A conversation on spatial logistics
The Five Thousand Pound Life: Land, Spatial Logistics (Part 4)
In the final part of the Spatial Logistics panel, Klatskin, Holmes, and LeCavalier join Coral Davenport of The New York Times in conversation to consider multiple ways that design intersects with logistics. All three believe that design — a creative process that is, by nature, inefficient — should learn from logistics. As Holmes describes it, design disciplines should co-opt this set of techniques and orient them to a set of values other than economic efficiency, thus playing a proactive rather than reactive role in determining the kinds of spaces we as a society want. Klatskin cites two examples of the implications of the continued pursuit of efficiency in design: the shift in e-commerce distribution strategies from distant warehouses to the urban core and the design and production of customized packaging as “the new frontier for efficiency.” An important message from the entire session is well summarized by LeCavalier: the language of logistics should “become more a part of our vocabulary” so that we can all talk about where our things come from and where they go.

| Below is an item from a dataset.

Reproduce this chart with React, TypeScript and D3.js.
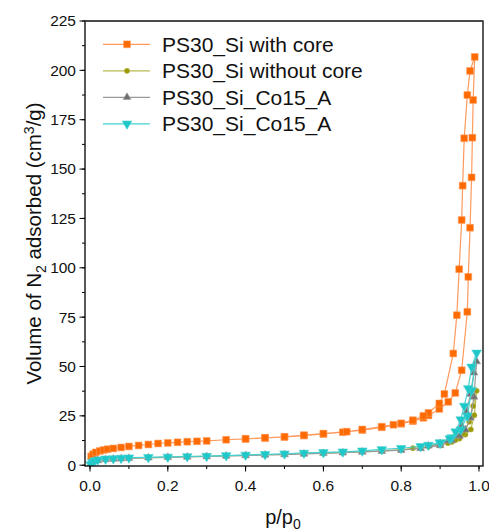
import React from "react";
import * as d3 from "d3";

// ---- data ----
const coreAdsP = [0.003, 0.008, 0.015, 0.025, 0.035, 0.045, 0.06, 0.08, 0.1, 0.125, 0.15, 0.175, 0.2, 0.225, 0.25, 0.275, 0.3, 0.35, 0.4, 0.45, 0.5, 0.55, 0.6, 0.65, 0.7, 0.75, 0.8, 0.83, 0.857, 0.87, 0.898, 0.921, 0.939, 0.9555, 0.97, 0.9725, 0.977, 0.981, 0.983, 0.985, 0.989];
const coreAdsV = [4.5, 5.6, 6.5, 7.2, 7.7, 8.1, 8.5, 9.0, 9.5, 10.0, 10.5, 11.0, 11.3, 11.6, 11.9, 12.1, 12.3, 12.9, 13.3, 13.8, 14.3, 15.0, 15.8, 16.7, 17.8, 19.2, 21.0, 22.3, 24.0, 25.2, 28.5, 32.1, 36.6, 48.1, 77.7, 95.4, 120.3, 145.8, 165.9, 185, 206.8];
const coreDesP = [0.977, 0.970, 0.962, 0.958, 0.9555, 0.949, 0.943, 0.934, 0.911, 0.898, 0.87, 0.857, 0.83, 0.8, 0.78, 0.75, 0.7, 0.66, 0.6, 0.55, 0.5, 0.45, 0.4];
const coreDesV = [199.7, 187.5, 165.6, 141.6, 124.2, 99.3, 76, 56.6, 36.1, 31.3, 26.5, 25.0, 22.8, 21.2, 20.5, 19.5, 18.1, 17.0, 16.0, 15.2, 14.4, 13.9, 13.4];

const noCoreAdsP = [0.003, 0.01, 0.02, 0.04, 0.06, 0.08, 0.1, 0.15, 0.2, 0.25, 0.3, 0.35, 0.4, 0.45, 0.5, 0.55, 0.6, 0.65, 0.7, 0.75, 0.8, 0.85, 0.9, 0.93, 0.95, 0.965, 0.979, 0.988, 0.994];
const noCoreAdsV = [1.2, 2.0, 2.5, 3.0, 3.2, 3.4, 3.5, 3.8, 4.0, 4.3, 4.5, 4.8, 5.0, 5.3, 5.5, 5.8, 6.1, 6.4, 6.8, 7.3, 7.9, 8.8, 10.3, 11.8, 13.5, 15.5, 18.1, 25.3, 37.7];
const noCoreDesP = [0.985, 0.975, 0.96, 0.94, 0.92, 0.9, 0.87, 0.83];
const noCoreDesV = [30, 22, 16, 12.8, 11.2, 10.3, 9.4, 8.6];

const coAdsP = [0.003, 0.01, 0.02, 0.04, 0.06, 0.08, 0.1, 0.15, 0.2, 0.25, 0.3, 0.35, 0.4, 0.45, 0.5, 0.55, 0.6, 0.65, 0.7, 0.75, 0.8, 0.85, 0.9, 0.93, 0.95, 0.965, 0.978, 0.987, 0.994];
const coAdsV = [1.0, 1.8, 2.4, 2.9, 3.1, 3.3, 3.5, 3.8, 4.0, 4.2, 4.4, 4.7, 4.9, 5.2, 5.4, 5.7, 6.0, 6.3, 6.7, 7.1, 7.6, 8.5, 10.0, 12.5, 14.8, 18.0, 24.0, 34.6, 52.5];
const coDesP = [0.987, 0.978, 0.968, 0.955, 0.94, 0.92, 0.9, 0.87];
const coDesV = [46.8, 36.0, 27.0, 20.0, 15.0, 12.5, 11.0, 9.8];

const co2AdsP = [0.002, 0.006, 0.012, 0.02, 0.04, 0.06, 0.08, 0.1, 0.15, 0.2, 0.25, 0.3, 0.35, 0.4, 0.45, 0.5, 0.55, 0.6, 0.65, 0.7, 0.75, 0.8, 0.85, 0.9, 0.93, 0.953, 0.97, 0.981, 0.994];
const co2AdsV = [0.3, 1.5, 2.3, 2.8, 3.2, 3.4, 3.6, 3.8, 4.0, 4.2, 4.4, 4.6, 4.9, 5.2, 5.5, 5.8, 6.2, 6.5, 6.8, 7.3, 8.0, 8.6, 9.6, 11.2, 14.0, 18.0, 25.0, 38.0, 56.9];
const co2DesP = [0.981, 0.9725, 0.962, 0.953, 0.94, 0.925, 0.9, 0.87];
const co2DesV = [49.8, 38.9, 30.0, 23.1, 17.0, 13.5, 11.5, 10.2];

const seriesNames = ["PS30_Si with core", "PS30_Si without core", "PS30_Si_Co15_A", "PS30_Si_Co15_A"];
const xTicks = [0, 0.2, 0.4, 0.6, 0.8, 1.0];
const yTicks = [0, 25, 50, 75, 100, 125, 150, 175, 200, 225];

const W = 489, H = 531;
const left = 85, right = 483, top = 21, bottom = 466;

export default function App() {
  const x = d3.scaleLinear().domain([-0.0129, 1.0103]).range([left, right]);
  const y = d3.scaleLinear().domain([-0.4, 225]).range([bottom, top]);

  const mk = (a: number[], b: number[]) => a.map((p, i) => [p, b[i]] as [number, number]);
  const series = [
    { pts: [...mk(coreAdsP, coreAdsV), ...mk(coreDesP, coreDesV)], mark: "#ff6a00", line: "#ff9a5c", sym: d3.symbolSquare, size: 46 },
    { pts: [...mk(noCoreAdsP, noCoreAdsV), ...mk(noCoreDesP, noCoreDesV)], mark: "#999900", line: "#b9b955", sym: d3.symbolCircle, size: 22 },
    { pts: [...mk(coAdsP, coAdsV), ...mk(coDesP, coDesV)], mark: "#6f6f6f", line: "#9a9a9a", sym: d3.symbolTriangle, size: 26 },
    { pts: [...mk(co2AdsP, co2AdsV), ...mk(co2DesP, co2DesV)], mark: "#1fc8c8", line: "#45d2d2", sym: d3.symbolTriangle, size: 40, down: true },
  ];
  const line = d3.line<[number, number]>().x((d) => x(d[0])).y((d) => y(d[1]));
  const font = "Arial, 'Liberation Sans', sans-serif";
  const xMinor = d3.range(0, 1.001, 0.1);
  const yMinor = d3.range(0, 225.1, 12.5);

  return (
    <svg width={W} height={H} style={{ position: "absolute", left: 0, top: 0 }} fontFamily={font}>
      <rect width={W} height={H} fill="#fff" />
      <defs>
        <clipPath id="clip"><rect x={left} y={top} width={right - left} height={bottom - top} /></clipPath>
      </defs>
      <g clipPath="url(#clip)">
        {series.map((s, i) => (
          <g key={i}>
            <path d={line(s.pts) || ""} fill="none" stroke={s.line} strokeWidth={1.2} />
            {s.pts.map((p, j) => (
              <path key={j} d={d3.symbol().type(s.sym).size(s.size)() || ""}
                transform={`translate(${x(p[0])},${y(p[1])})${s.down ? " rotate(180)" : ""}`}
                fill={s.mark} stroke={s.line} strokeWidth={0.6} />
            ))}
          </g>
        ))}
      </g>
      {/* frame */}
      <rect x={left} y={top} width={right - left} height={bottom - top} fill="none" stroke="#000" strokeWidth={1.3} />
      <line x1={left} x2={right} y1={top} y2={top} stroke="#444" strokeWidth={1.5} />
      {/* y ticks */}
      {yMinor.map((v, i) => (
        <line key={"ym" + i} x1={left - 3} x2={left} y1={y(v)} y2={y(v)} stroke="#000" strokeWidth={1} />
      ))}
      {yTicks.map((v) => (
        <g key={"y" + v}>
          <line x1={left - 5.5} x2={left} y1={y(v)} y2={y(v)} stroke="#000" strokeWidth={1} />
          <text x={left - 9} y={y(v)} dy="0.35em" textAnchor="end" fontSize={15.5} fill="#111">{v}</text>
        </g>
      ))}
      {/* x ticks */}
      {xMinor.map((v, i) => (
        <line key={"xm" + i} x1={x(v)} x2={x(v)} y1={bottom} y2={bottom + 3} stroke="#000" strokeWidth={1} />
      ))}
      {xTicks.map((v) => (
        <g key={"x" + v}>
          <line x1={x(v)} x2={x(v)} y1={bottom} y2={bottom + 5.5} stroke="#000" strokeWidth={1} />
          <text x={x(v)} y={bottom + 25} textAnchor="middle" fontSize={15.5} fill="#111">{v.toFixed(1)}</text>
        </g>
      ))}
      {/* axis titles */}
      <text x={283} y={524} textAnchor="middle" fontSize={20} fill="#111">
        p/p<tspan dy="5" fontSize={14}>0</tspan>
      </text>
      <text transform={`translate(41,${(top + bottom) / 2}) rotate(-90)`} textAnchor="middle" fontSize={20.5} fill="#111">
        Volume of N<tspan dy="5" fontSize={14}>2</tspan><tspan dy="-5"> adsorbed (cm</tspan><tspan dy="-7" fontSize={14}>3</tspan><tspan dy="7">/g)</tspan>
      </text>
      {/* legend */}
      {series.map((s, i) => {
        const ly = 44.3 + i * 26.5;
        return (
          <g key={"lg" + i}>
            <line x1={103} x2={150} y1={ly} y2={ly} stroke={s.line} strokeWidth={1.3} />
            <path d={d3.symbol().type(s.sym).size(s.size)() || ""}
              transform={`translate(127,${ly})${s.down ? " rotate(180)" : ""}`}
              fill={s.mark} stroke={s.line} strokeWidth={0.6} />
            <text x={162} y={ly} dy="0.35em" fontSize={21} fill="#111">{seriesNames[i]}</text>
          </g>
        );
      })}
    </svg>
  );
}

Coral Davenport covers energy and environmental policy for The New York Times.
The Five Thousand Pound Life: Land was a symposium on rethinking land and its value in light of climate change organized by The Architectural League and co-sponsored by The Cooper Union Institute for Sustainable Design in September 2014.
The Spatial Logistics panel invited an industrial real estate developer and two designers and academics to unpack the spatial dimensions of the sometimes hidden networks of logistics and debate their consequences — the good, bad, and unknown — for design and society.